Fuel costs this week, as shown in this report based on the Department of Energy’s weekly diesel update, were also shown to have dipped by almost 2 cents a gallon. On a per-mile basis, however, that would only (assuming 6 mpg fuel economy) equate to a third of a cent per mile drop in rates — if fuel were the only thing driving spot rates.
So van rates, falling a cent per DAT, fell farther than fuel on a national basis. The same was shown in the reefer segment, while flatbed held steady despite the fuel price decline.
Truckstop.com (formerly Internet Truckstop) head Scott Moscrip noted the fuel-price dynamic relative to rates in my reporting for the recent “Cycle analysis” series of rates-related reports. He concluded that this year thus far, when you account for the year-over-year decline in fuel prices (about a buck a gallon as of May), rates on the spot market on average are really not down as far as some think.

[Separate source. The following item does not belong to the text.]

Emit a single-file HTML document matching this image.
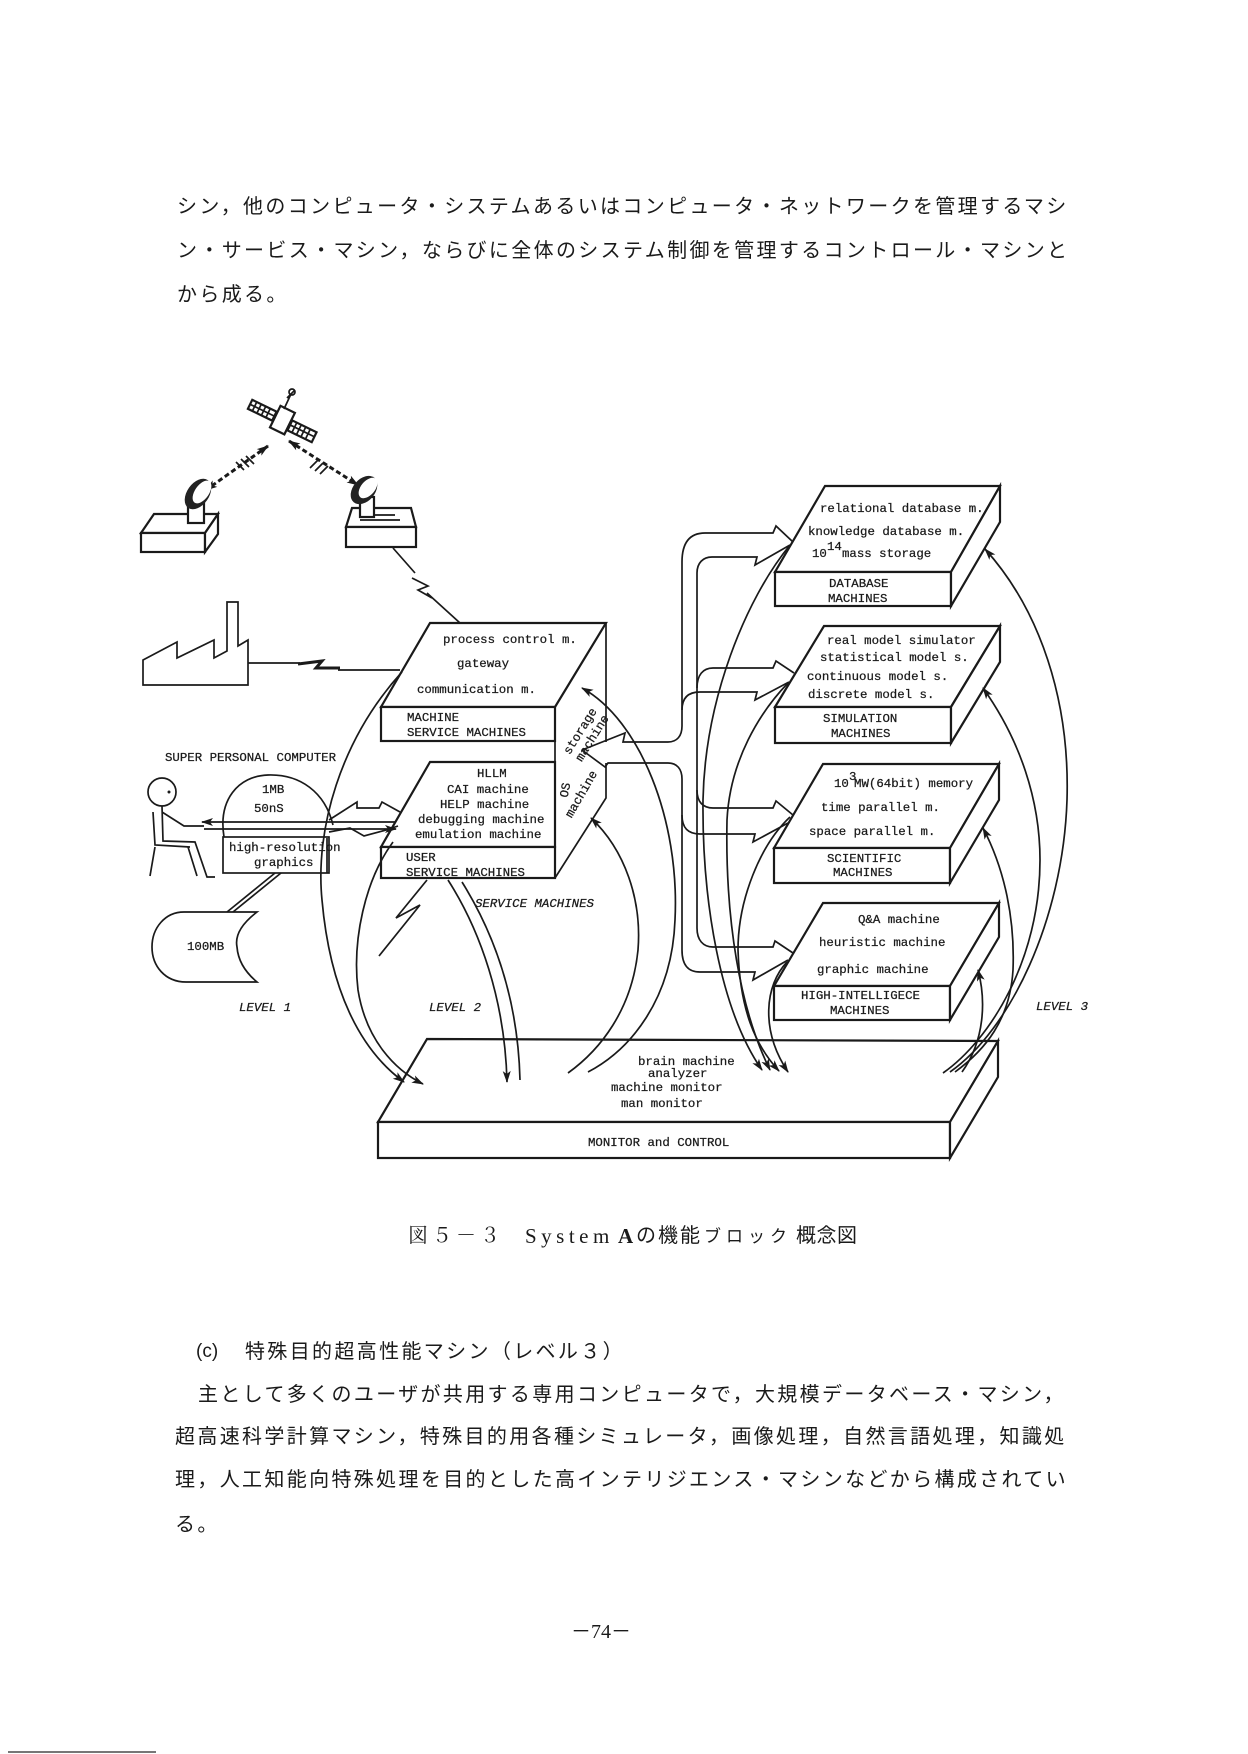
<!DOCTYPE html>
<html>
<head>
<meta charset="utf-8">
<style>
html,body{margin:0;padding:0;background:#fff;}
svg{display:block;}
.jp{font-family:"Liberation Sans","Noto Sans CJK JP",sans-serif;font-size:20px;fill:#1a1a1a;letter-spacing:2.35px;}
.m{font-family:"Liberation Mono",monospace;font-size:12.4px;fill:#1a1a1a;stroke:#1a1a1a;stroke-width:0.25px;}
.mi{font-family:"Liberation Mono",monospace;font-size:12.4px;fill:#1a1a1a;font-style:italic;stroke:#1a1a1a;stroke-width:0.25px;}
.s{stroke:#1a1a1a;stroke-width:1.7;fill:none;}
.b{stroke:#1a1a1a;stroke-width:2.2;fill:#fff;}
</style>
</head>
<body>
<svg width="1248" height="1754" viewBox="0 0 1248 1754" xmlns="http://www.w3.org/2000/svg">
<defs>
<marker id="ah" viewBox="0 0 12 10" refX="11" refY="5" markerWidth="13" markerHeight="10" markerUnits="userSpaceOnUse" orient="auto-start-reverse">
<path d="M0,1 L12,5 L0,9 L3,5 z" fill="#1a1a1a"/>
</marker>
</defs>
<rect width="1248" height="1754" fill="#fff"/>

<!-- top paragraph -->
<text class="jp" x="177" y="213">シン，他のコンピュータ・システムあるいはコンピュータ・ネットワークを管理するマシ</text>
<text class="jp" x="177" y="257">ン・サービス・マシン，ならびに全体のシステム制御を管理するコントロール・マシンと</text>
<text class="jp" x="177" y="301">から成る。</text>

<!-- ===== satellite ===== -->
<g transform="translate(282,421) rotate(26)">
<rect x="-8" y="-13" width="16" height="24" class="b"/>
<rect x="-36" y="-6" width="27" height="10" class="b" stroke-width="1.5"/>
<path class="s" stroke-width="1" d="M-31,-6v10M-26,-6v10M-21,-6v10M-16,-6v10M-36,-1h27"/>
<rect x="9" y="-5" width="27" height="11" class="b" stroke-width="1.5"/>
<path class="s" stroke-width="1" d="M14,-5v11M19,-5v11M24,-5v11M29,-5v11M9,0h27"/>
</g>
<path class="s" d="M284,409 L291,394 M287,398 q6,-6 8,-8"/>
<circle cx="292" cy="392" r="3" class="s"/>
<!-- dashed links -->
<path d="M268,446 L206,490" stroke="#1a1a1a" stroke-width="3" stroke-dasharray="5 3" fill="none" marker-start="url(#ah)" marker-end="url(#ah)"/>
<path d="M289,441 L358,485" stroke="#1a1a1a" stroke-width="3" stroke-dasharray="5 3" fill="none" marker-start="url(#ah)" marker-end="url(#ah)"/>
<path class="s" stroke-width="2.5" d="M236,462 l8,8 M241,459 l8,8 M246,456 l8,8 M318,460 l-8,8 M323,463 l-8,8 M328,466 l-8,8"/>
<!-- left ground station -->
<path class="b" d="M141,533 L154,514 L218,514 L205,533 Z"/>
<rect x="141" y="533" width="64" height="19" class="b"/>
<path class="b" d="M205,533 L218,514 L218,534 L205,552 Z"/>
<rect x="188" y="503" width="16" height="20" class="b" stroke-width="1.5"/>
<ellipse cx="198" cy="494" rx="11" ry="17" transform="rotate(35 198 494)" fill="#222"/>
<ellipse cx="202" cy="492" rx="7" ry="13" transform="rotate(35 202 492)" fill="#fff"/>
<!-- right ground station -->
<path class="b" d="M346,527 L352,508 L411,508 L416,527 Z"/>
<rect x="346" y="527" width="70" height="20" class="b"/>
<path class="s" stroke-width="1" d="M360,520 h40 M365,515 h30"/>
<rect x="360" y="497" width="14" height="20" class="b" stroke-width="1.5"/>
<ellipse cx="364" cy="490" rx="11" ry="16" transform="rotate(40 364 490)" fill="#222"/>
<ellipse cx="368" cy="488" rx="7" ry="12" transform="rotate(40 368 488)" fill="#fff"/>
<!-- line to central box -->
<path class="s" d="M393,548 L415,573 M427,593 L460,623"/>
<path class="s" stroke-width="2.5" d="M412,578 L428,586 L418,590 L432,598"/>
<!-- factory -->
<path class="s" stroke-width="2" d="M143,685 L143,660 L177,642 L177,658 L214,640 L214,658 L227,651 L227,602 L238,602 L238,646 L248,640 L248,685 Z"/>
<path class="s" d="M248,663 L300,663 M338,670 L400,670"/>
<path d="M298,664 L322,661 L316,668 L340,668" stroke="#1a1a1a" stroke-width="3" fill="none"/>

<!-- ===== central block ===== -->
<path class="b" d="M381,707 L430,623 L606,623 L555,707 Z"/>
<rect x="381" y="707" width="174" height="34" class="b"/>
<path class="b" d="M381,847 L430,762 L555,762 L555,847 Z"/>
<rect x="381" y="847" width="174" height="31" class="b"/>
<path class="s" stroke-width="2" d="M555,707 L555,878 M606,623 L606,742 M606,763 L606,798 L555,878"/>
<text class="m" x="443" y="643">process control m.</text>
<text class="m" x="457" y="667">gateway</text>
<text class="m" x="417" y="693">communication m.</text>
<text class="m" x="407" y="721">MACHINE</text>
<text class="m" x="407" y="736">SERVICE MACHINES</text>
<text class="m" x="477" y="777">HLLM</text>
<text class="m" x="447" y="793">CAI machine</text>
<text class="m" x="440" y="808">HELP machine</text>
<text class="m" x="418" y="823">debugging machine</text>
<text class="m" x="415" y="838">emulation machine</text>
<text class="m" x="406" y="861">USER</text>
<text class="m" x="406" y="876">SERVICE MACHINES</text>
<text class="m" font-size="11" transform="translate(580,731) rotate(-58)" text-anchor="middle" y="4">storage</text>
<text class="m" font-size="11" transform="translate(592,738) rotate(-58)" text-anchor="middle" y="4">machine</text>
<text class="m" font-size="11" transform="translate(565,790) rotate(-80)" text-anchor="middle" y="4">OS</text>
<text class="m" font-size="11" transform="translate(581,794) rotate(-60)" text-anchor="middle" y="4">machine</text>
<text class="mi" x="475" y="907">SERVICE MACHINES</text>

<!-- fat pipe from central block -->
<path class="s" stroke-width="1.8" d="M582,750 L625,733 L623,742 L668,742 C677,742 682,736 682,726 L682,562 C682,542 690,533 705,533 L773,533 L776,526 L793,542"/>
<path class="s" stroke-width="1.8" d="M582,750 L605,767 L608,763 L668,763 C677,763 682,769 682,779 L682,950 C682,965 688,972 700,972 L755,972 L753,980 L788,960"/>
<path class="s" stroke-width="1.8" d="M790,545 L755,565 L757,557 L712,557 C703,557 697,563 697,573 L697,928 C697,940 703,947 713,947 L773,947 L775,941 L793,953"/>
<path class="s" stroke-width="1.8" d="M697,688 C697,675 703,668 713,668 L773,668 L776,661 L794,673"/>
<path class="s" stroke-width="1.8" d="M682,710 C682,698 688,692 700,692 L757,692 L755,700 L789,682"/>
<path class="s" stroke-width="1.8" d="M697,790 C697,802 703,808 713,808 L773,808 L776,801 L793,815"/>
<path class="s" stroke-width="1.8" d="M682,815 C682,828 688,834 700,834 L755,834 L753,842 L788,823"/>

<!-- ===== right boxes ===== -->
<path class="b" d="M775,572 L825,486 L1000,486 L951,572 Z"/>
<rect x="775" y="572" width="176" height="34" class="b"/>
<path class="b" d="M951,572 L1000,486 L1000,522 L951,606 Z"/>
<text class="m" x="820" y="512">relational database m.</text>
<text class="m" x="808" y="535">knowledge database m.</text>
<text class="m" x="812" y="557">10</text><text class="m" font-size="8" x="827" y="550">14</text><text class="m" x="842" y="557">mass storage</text>
<text class="m" x="829" y="587">DATABASE</text>
<text class="m" x="828" y="602">MACHINES</text>

<path class="b" d="M775,707 L824,626 L1000,626 L951,707 Z"/>
<rect x="775" y="707" width="176" height="36" class="b"/>
<path class="b" d="M951,707 L1000,626 L1000,662 L951,743 Z"/>
<text class="m" x="827" y="644">real model simulator</text>
<text class="m" x="820" y="661">statistical model s.</text>
<text class="m" x="807" y="680">continuous model s.</text>
<text class="m" x="808" y="698">discrete model s.</text>
<text class="m" x="823" y="722">SIMULATION</text>
<text class="m" x="831" y="737">MACHINES</text>

<path class="b" d="M774,848 L823,764 L999,764 L950,848 Z"/>
<rect x="774" y="848" width="176" height="35" class="b"/>
<path class="b" d="M950,848 L999,764 L999,800 L950,883 Z"/>
<text class="m" x="834" y="787">10</text><text class="m" font-size="8" x="849" y="780">3</text><text class="m" x="854" y="787" textLength="119">MW(64bit) memory</text>
<text class="m" x="821" y="811">time parallel m.</text>
<text class="m" x="809" y="835">space parallel m.</text>
<text class="m" x="827" y="862">SCIENTIFIC</text>
<text class="m" x="833" y="876">MACHINES</text>

<path class="b" d="M774,986 L823,903 L999,903 L950,986 Z"/>
<rect x="774" y="986" width="176" height="34" class="b"/>
<path class="b" d="M950,986 L999,903 L999,937 L950,1020 Z"/>
<text class="m" x="858" y="923">Q&amp;A machine</text>
<text class="m" x="819" y="946">heuristic machine</text>
<text class="m" x="817" y="973">graphic machine</text>
<text class="m" x="801" y="999">HIGH-INTELLIGECE</text>
<text class="m" x="830" y="1014">MACHINES</text>

<!-- ===== monitor box ===== -->
<path class="b" d="M378,1122 L427,1039 L998,1041 L950,1122 Z"/>
<rect x="378" y="1122" width="572" height="36" class="b"/>
<path class="b" d="M950,1122 L998,1041 L998,1077 L950,1158 Z"/>
<text class="m" x="638" y="1065">brain machine</text>
<text class="m" x="648" y="1077">analyzer</text>
<text class="m" x="611" y="1091">machine monitor</text>
<text class="m" x="621" y="1107">man monitor</text>
<text class="m" x="588" y="1146">MONITOR and CONTROL</text>

<!-- arcs: right boxes -> monitor (left side) -->
<path class="s" d="M790,545 C745,600 705,700 703,800 C702,900 720,1010 762,1070" marker-end="url(#ah)"/>
<path class="s" d="M788,683 C760,712 730,760 727,820 C725,920 740,1010 770,1070" marker-end="url(#ah)"/>
<path class="s" d="M790,817 C760,845 738,900 738,950 C740,1010 755,1045 779,1071" marker-end="url(#ah)"/>
<path class="s" d="M787,962 C765,985 760,1030 788,1072" marker-end="url(#ah)"/>
<!-- arcs: monitor -> right boxes (right side) -->
<path class="s" d="M985,549 C1040,610 1070,700 1067,800 C1063,920 1010,1030 950,1072" marker-start="url(#ah)"/>
<path class="s" d="M983,688 C1020,740 1040,800 1040,860 C1040,960 990,1040 943,1073" marker-start="url(#ah)"/>
<path class="s" d="M983,828 C1005,870 1015,920 1013,970 C1010,1020 985,1050 955,1072" marker-start="url(#ah)"/>
<path class="s" d="M978,970 C986,1000 985,1040 962,1072" marker-start="url(#ah)"/>
<!-- arcs: monitor -> central block right face -->
<path class="s" d="M582,688 C640,720 680,820 675,920 C672,1000 630,1050 588,1072" marker-start="url(#ah)"/>
<path class="s" d="M591,818 C625,850 642,900 638,950 C632,1010 600,1050 568,1073" marker-start="url(#ah)"/>
<!-- service machine arrows -->
<path class="s" d="M448,880 C480,930 505,1000 507,1082" marker-end="url(#ah)"/>
<path class="s" d="M462,882 C495,935 518,1000 520,1080"/>
<!-- left arcs to monitor -->
<path class="s" d="M402,672 C340,740 315,830 322,900 C330,990 360,1050 404,1082" marker-end="url(#ah)"/>
<path class="s" d="M393,842 C365,880 352,940 358,990 C366,1040 395,1070 423,1084" marker-end="url(#ah)"/>
<!-- lightning under USER -->
<path class="s" d="M427,880 L396,918 L420,905 L379,956"/>

<!-- ===== level 1 ===== -->
<text class="m" x="165" y="761">SUPER PERSONAL COMPUTER</text>
<!-- person -->
<circle cx="162" cy="792" r="14" class="s"/>
<circle cx="169" cy="792" r="1.5" fill="#1a1a1a"/>
<path class="s" d="M162,806 L163,841 L195,842 L207,877 L215,877 M162,812 L184,826 L204,826 M153,812 L155,845 L190,847 M155,847 L150,876 M188,847 L197,876"/>
<!-- 1MB dome + hi-res box -->
<path class="s" d="M224,837 C218,800 238,776 268,775 C300,774 325,792 333,825"/>
<text class="m" x="262" y="793">1MB</text>
<text class="m" x="254" y="812">50nS</text>
<rect x="223" y="837" width="106" height="36" class="s"/>
<path class="s" d="M327,838 L327,873"/>
<text class="m" x="229" y="851">high-resolution</text>
<text class="m" x="254" y="866">graphics</text>
<!-- person <-> box -->
<path class="s" d="M202,822 L396,822" marker-start="url(#ah)"/>
<path class="s" d="M204,829 L396,829" marker-end="url(#ah)"/>
<path class="s" d="M329,820 L357,802 L357,808 L379,808 L382,802 L400,812"/>
<path class="s" d="M329,832 L350,828 L364,836 L386,830 L398,826"/>
<!-- link to 100MB -->
<path class="s" d="M275,873 L227,912 M281,873 L233,912"/>
<!-- 100MB storage -->
<path class="s" stroke-width="2" d="M184,912 L257,912 C240,925 235,937 237,947 C238,960 245,972 257,982 L186,982 C165,982 152,966 152,947 C152,928 165,912 184,912 Z"/>
<text class="m" x="187" y="950">100MB</text>

<text class="mi" x="239" y="1011">LEVEL 1</text>
<text class="mi" x="429" y="1011">LEVEL 2</text>
<text class="mi" x="1036" y="1010">LEVEL 3</text>

<!-- caption -->
<text font-family="'Liberation Serif','Noto Serif CJK SC','Noto Sans CJK JP',serif" font-size="20" fill="#1a1a1a" x="408" y="1242" letter-spacing="4">図５－３</text>
<text font-family="'Liberation Serif',serif" font-size="21" fill="#1a1a1a" x="525" y="1243" letter-spacing="4.5">System</text>
<text font-family="'Liberation Serif',serif" font-size="21" font-weight="bold" fill="#1a1a1a" x="618" y="1243">A</text>
<text font-family="'Liberation Sans','Noto Sans CJK JP',sans-serif" font-size="20" fill="#1a1a1a" x="636" y="1242" letter-spacing="2">の機能</text>
<text font-family="'Liberation Sans','Noto Sans CJK JP',sans-serif" font-size="17" fill="#1a1a1a" x="704" y="1242" letter-spacing="5">ブロック</text>
<text font-family="'Liberation Sans','Noto Sans CJK JP',sans-serif" font-size="20" fill="#1a1a1a" x="796" y="1242" letter-spacing="0.5">概念図</text>

<!-- lower paragraph -->
<text font-family="'Liberation Sans',sans-serif" font-size="19" fill="#1a1a1a" x="196" y="1357">(c)</text>
<text class="jp" x="245" y="1358" letter-spacing="2">特殊目的超高性能マシン（レベル３）</text>
<text class="jp" x="198" y="1401">主として多くのユーザが共用する専用コンピュータで，大規模データベース・マシン，</text>
<text class="jp" x="175" y="1443">超高速科学計算マシン，特殊目的用各種シミュレータ，画像処理，自然言語処理，知識処</text>
<text class="jp" x="175" y="1486">理，人工知能向特殊処理を目的とした高インテリジエンス・マシンなどから構成されてい</text>
<text class="jp" x="175" y="1531">る。</text>

<!-- page number -->
<text font-family="'Liberation Serif','Noto Sans CJK JP',serif" font-size="20" fill="#1a1a1a" x="601" y="1638" text-anchor="middle">－74－</text>
<line x1="8" y1="1752" x2="156" y2="1752" stroke="#777" stroke-width="2"/>
</svg>
</body>
</html>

Let’s look at van and flat, which benefited in a greater way from unusually strong spot market demand dynamics last year than reefer, in May 2014 versus this May, utilizing Truckstop.com’s paid rates data set. The May 2014 data is the left-hand bar in each pair:
At a glance, the fall this year is pretty dramatic. As Rates and Lanes podcast host and owner-operator Rico Muhammad noted to me recently, “Brokers are trying hard to get the pendulum to swing hard back in their favor as the rates have come crashing back down to earth this year.”
But here’s those 2014 and 2015 rates for van and flat controlled for the big difference between the cost of fuel (assuming 6 mpg) this May and last:
As part of my “Cycle analysis” reporting, Moscrip was quoted as such: “When you look at fuel today, it’s approximately a third of the cost of running a truck. We’ve seen fuel down 30, 40, 50 percent in some places, but we haven’t seen that corresponding drop in rates as we’ve seen in the past.”
As shown in the above chart, on the spot market at least, Moscrip’s right. In van and flat, operators, depending on the situation, may be doing even better than last year. Averages only tell part of the story, I know, and individual cases are different. What do things look like where you sit?